The Blanco School of Crisis Management
It appears to be a new axiom of American politics and crisis leadership. If you live in a state that's suffered a natural disaster--and you have a Democratic governor--be afraid. Be very, very afraid.
Consider this observation from Kathleen Sebelius, the Democrat who has served as Kansas' governor since 2002. After touring the tornado-ravaged town of Greensburg over the weekend, Governor Sebelius stated that the recovery effort will be hampered, because so much of the needed equipment is in Iraq.
Sebelius said much of the National Guard equipment usually positioned around the state to respond to emergencies is gone. She said not having immediate access to things like tents, trucks and semitrailers will really handicap the rebuilding effort...The Kansas National Guard has about 40 percent of the equipment it is allotted because much of it has been sent to Iraq.

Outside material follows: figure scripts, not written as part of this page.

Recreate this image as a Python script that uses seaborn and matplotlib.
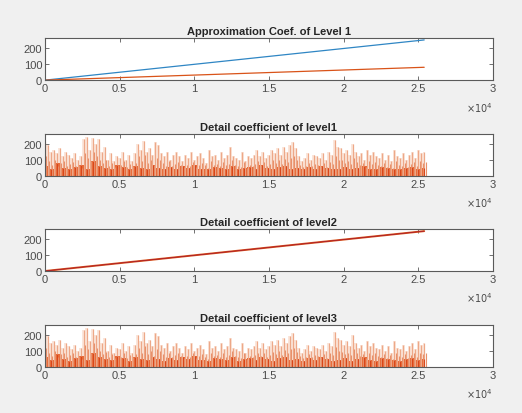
import numpy as np
import pandas as pd
import matplotlib
matplotlib.use("Agg")
import matplotlib.pyplot as plt
import seaborn as sns

# ---- data ----
titles = ["Approximation Coef. of Level 1", "Detail coefficient of level1",
          "Detail coefficient of level2", "Detail coefficient of level3"]
x_ticks = [0, 5000, 10000, 15000, 20000, 25000, 30000]
x_tick_labels = ["0", "0.5", "1", "1.5", "2", "2.5", "3"]
y_ticks = [0, 100, 200]
y_tick_labels = ["0", "100", "200"]

n_samples = 25400
approx_x = [0, 25400]
approx_blue = [0, 250]
approx_orange = [0, 80]
level2_x = [0, 25400]
level2_line = [0, 248]

detail_peaks = [210, 190, 150, 160, 140, 170, 120, 150, 130, 110, 140, 100, 120,
                230, 240, 160, 235, 200, 230, 150, 180,
                100, 140, 90, 120, 110, 150, 100, 130, 90, 140,
                200, 160, 215, 150, 170, 130, 210, 190, 140, 120,
                150, 100, 130, 150, 120, 90, 130, 110, 150, 100,
                120, 140, 110, 80, 160, 120, 130, 100, 150, 110,
                130, 180, 120, 110, 100, 150, 90, 120, 110, 130,
                160, 120, 150, 110, 130, 160, 140, 170, 130, 180,
                150, 190, 210, 170, 120, 90, 110, 140, 100, 130,
                120, 110, 140, 100, 150, 130, 220, 180, 170, 140,
                160, 130, 200, 150, 120, 140, 100, 160, 130, 150,
                120, 110, 140, 100, 130, 90, 160, 120, 110, 140,
                100, 130, 150, 110, 160, 140, 150]
detail_mid = [120, 90, 70, 100, 60, 80, 90, 60, 75, 85, 60, 70, 50,
              140, 110, 90, 150, 120, 100, 80, 95,
              60, 80, 55, 70, 65, 90, 55, 75, 60, 80,
              120, 90, 130, 80, 100, 70, 110, 100, 80, 60,
              90, 60, 75, 85, 70, 55, 70, 60, 85, 55,
              70, 80, 65, 50, 90, 70, 75, 60, 85, 65,
              75, 100, 70, 60, 55, 85, 50, 70, 60, 75,
              90, 70, 85, 60, 75, 95, 80, 100, 75, 105,
              85, 110, 120, 95, 70, 55, 60, 80, 60, 75,
              70, 60, 80, 55, 85, 75, 125, 100, 95, 80,
              90, 75, 110, 85, 70, 80, 55, 90, 75, 85,
              70, 60, 80, 55, 75, 50, 90, 70, 60, 80,
              55, 75, 85, 60, 90, 80, 85]
detail_base = [60, 45, 80, 50, 40, 55, 70, 45, 90, 60, 50, 45, 70, 55, 40, 60,
               50, 45, 65, 50, 40, 55, 45, 60, 50, 70, 45, 40, 55, 50, 45, 60,
               40, 50, 55, 45, 65, 50, 40, 55, 60, 45, 50, 40, 55, 45, 60, 50,
               40, 45, 55, 40, 50, 60, 45, 40, 55, 50, 45, 40, 50, 55, 45, 50]

# ---- style ----
sns.set_theme(style="white")
plt.rcParams["font.family"] = ["Liberation Sans", "DejaVu Sans"]
BLUE = "#2F86C4"
ORANGE = "#D95319"
AXC = "#5a5a5a"

fig = plt.figure(figsize=(5.22, 4.14), dpi=100, facecolor="#f0f0f0")
bottoms = [0.804, 0.573, 0.343, 0.111]
axes = [fig.add_axes([0.0862, b, 0.858, 0.101]) for b in bottoms]

def style(ax, title):
    ax.set_facecolor("white")
    ax.set_xlim(0, 30000)
    ax.set_ylim(0, 260)
    ax.set_xticks(x_ticks)
    ax.set_xticklabels(x_tick_labels)
    ax.set_yticks(y_ticks)
    ax.set_yticklabels(y_tick_labels)
    ax.tick_params(direction="in", length=3, width=0.6, colors=AXC,
                   labelsize=8, labelcolor="#4a4a4a", top=True, right=True,
                   bottom=True, left=True, pad=2)
    for s in ax.spines.values():
        s.set_color(AXC)
        s.set_linewidth(0.8)
    ax.set_xlabel("")
    ax.set_ylabel("")
    ax.set_title(title, fontsize=8, fontweight="bold", color="#262626", pad=3)
    ax.text(1.0, -0.47, r"$\times10^4$", transform=ax.transAxes, ha="right",
            va="top", fontsize=7, color="#4a4a4a")

# plot 1
ax = axes[0]
df1 = pd.DataFrame({"x": approx_x, "blue": approx_blue, "orange": approx_orange})
sns.lineplot(data=df1, x="x", y="blue", ax=ax, color=BLUE, lw=0.9)
sns.lineplot(data=df1, x="x", y="orange", ax=ax, color=ORANGE, lw=0.9)
style(ax, titles[0])

# detail plots
def detail(ax, title):
    xp = np.linspace(0, n_samples, len(detail_peaks))
    xm = np.linspace(0, n_samples, len(detail_mid))
    xb = np.linspace(0, n_samples, len(detail_base))
    ax.fill_between(xp, 0, detail_peaks, step="mid", color="#FBE6DB", lw=0)
    ax.vlines(xp, 0, detail_peaks, color="#EDA888", lw=0.9)
    ax.vlines(xm + 100, 0, detail_mid, color="#E8906A", lw=0.8)
    ax.fill_between(xb, 0, detail_base, step="mid", color="#E8642E", lw=0)
    ax.vlines(xb, 0, detail_base, color="#D8461A", lw=0.8)
    style(ax, title)

detail(axes[1], titles[1])

# plot 3
ax = axes[2]
df3 = pd.DataFrame({"x": level2_x, "y": level2_line})
sns.lineplot(data=df3, x="x", y="y", ax=ax, color=ORANGE, lw=1.4)
sns.lineplot(data=df3, x="x", y="y", ax=ax, color="#A2142F", lw=0.5)
style(ax, titles[2])

detail(axes[3], titles[3])

fig.savefig("out.png", dpi=100, facecolor=fig.get_facecolor())
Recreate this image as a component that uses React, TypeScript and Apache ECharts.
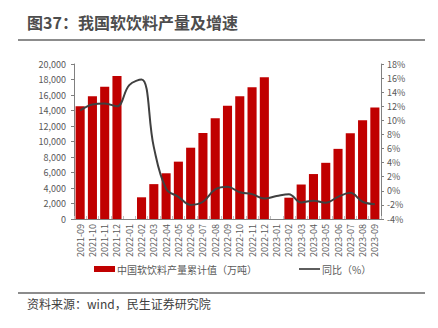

Needless to say, that equipment report is a gross over-simplification. Any modern military organization--including the National Guard--with only 40% of its equipment (in all categories) would be rated as C-5, a ranking usually assigned to new units, or those that have been decimated in combat. My guess is that the Kansas Guard is short of equipment in some categories, but it has needed stockpiles of other hardware. But, you've got to give Ms. Sebelius some credit for resurrecting one of her party's post-Katrina talking points, and applying it to a disaster in her own state.
Here's a little challenge for KWCH, KAKE, KSN, The Wichita Eagle, and other media outlets that have been covering the storm. Contact the Kansas Guard Adjutant General's office or his PA staff, and request readiness assessments (C-ratings) for the guard as a whole, and for units in areas affected by the storm. Then, compare those assessments to Governor Sebelius' blanket indictment, and we'll see if she's right, or simply blowing smoke (my money is on option #2).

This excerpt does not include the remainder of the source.